While Dungeon Siege III only has four characters to use, players can customize them by setting ability enhancing proficiency points to talent points for passive skills. Once you assign a point, it’s set in stone. Dungeon Siege III will not let players respec or reassign points to different attributes.
I asked Feargus Urquhart, CEO of Obsidian Entertainment, why the team decided not to add in a respec feature. "I think respec is an idea… you know that’s a hard question. If we were making a MMO like Warcraft and I’ve put a billion hours into this character and I kind of want to do something different with this character. Instead of doing PvE [player vs. enemy] stuff, I now want to do PvP [player vs. player] stuff I absolutely have to respec it do that," Urquhart replied.

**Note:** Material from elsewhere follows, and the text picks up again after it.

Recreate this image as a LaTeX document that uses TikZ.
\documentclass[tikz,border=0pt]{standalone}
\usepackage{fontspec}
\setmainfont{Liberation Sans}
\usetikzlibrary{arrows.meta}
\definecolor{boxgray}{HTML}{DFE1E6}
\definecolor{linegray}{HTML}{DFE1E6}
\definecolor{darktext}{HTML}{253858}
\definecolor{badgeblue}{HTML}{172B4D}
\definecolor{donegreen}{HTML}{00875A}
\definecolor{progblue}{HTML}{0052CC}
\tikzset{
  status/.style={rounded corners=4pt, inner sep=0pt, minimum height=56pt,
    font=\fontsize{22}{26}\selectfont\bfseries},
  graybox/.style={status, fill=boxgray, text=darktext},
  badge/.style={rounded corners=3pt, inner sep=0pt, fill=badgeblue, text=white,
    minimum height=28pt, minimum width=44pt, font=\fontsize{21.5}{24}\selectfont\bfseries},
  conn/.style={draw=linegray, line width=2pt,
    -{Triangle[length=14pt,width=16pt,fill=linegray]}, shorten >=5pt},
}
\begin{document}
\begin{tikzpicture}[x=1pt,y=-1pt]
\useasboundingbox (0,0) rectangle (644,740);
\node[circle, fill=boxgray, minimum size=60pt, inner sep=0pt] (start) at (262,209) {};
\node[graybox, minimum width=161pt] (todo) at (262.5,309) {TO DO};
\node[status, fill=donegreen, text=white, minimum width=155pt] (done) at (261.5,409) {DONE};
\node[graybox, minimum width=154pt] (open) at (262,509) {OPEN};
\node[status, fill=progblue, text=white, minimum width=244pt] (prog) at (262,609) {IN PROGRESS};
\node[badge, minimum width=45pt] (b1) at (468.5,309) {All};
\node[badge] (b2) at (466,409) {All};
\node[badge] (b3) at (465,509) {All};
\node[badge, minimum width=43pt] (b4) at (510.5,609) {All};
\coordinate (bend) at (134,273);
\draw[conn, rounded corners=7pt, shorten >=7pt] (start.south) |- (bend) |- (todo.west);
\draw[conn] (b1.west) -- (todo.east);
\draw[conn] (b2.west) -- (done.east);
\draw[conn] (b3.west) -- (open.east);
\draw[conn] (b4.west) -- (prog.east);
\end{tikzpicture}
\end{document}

"In other words, it’s not like the player becomes less successful with their character because of the game or because now they can play the game in a totally different way. In a lot of ways, it is not as necessary, but it was a hard decision to whether to provide that or not. A lot of it came down to it’s not like you’re making a decision like ‘I played 75% of the game PvE and now I want to play PvP and now I have to respec or I’m not going to be as good as players at the same level.’"

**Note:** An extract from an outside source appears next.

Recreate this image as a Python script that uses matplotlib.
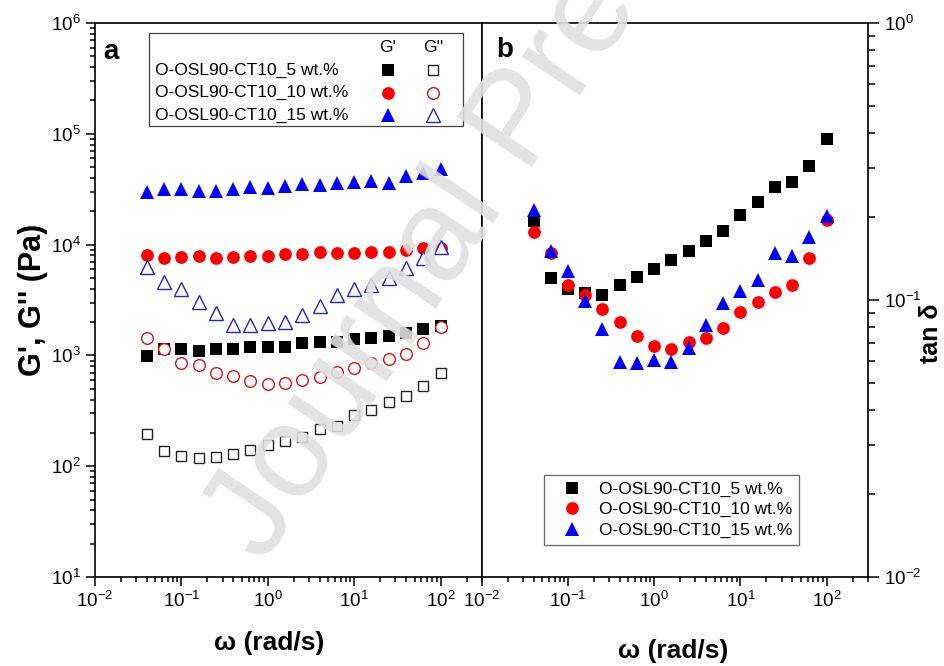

Characters in Dungeon Siege III have two stances. Anjali can either be an agile spear fighter, a fire mage or a little of both. I tried dabbling in both paths when I played Dungeon Siege III, but I found it was more effective to supercharge one of a character’s abilities in one direction. In my second run through the build, I threw all of my status upgrades into Lucas’ sword dash attack (think Stinger from Devil May Cry) and that made him a death machine.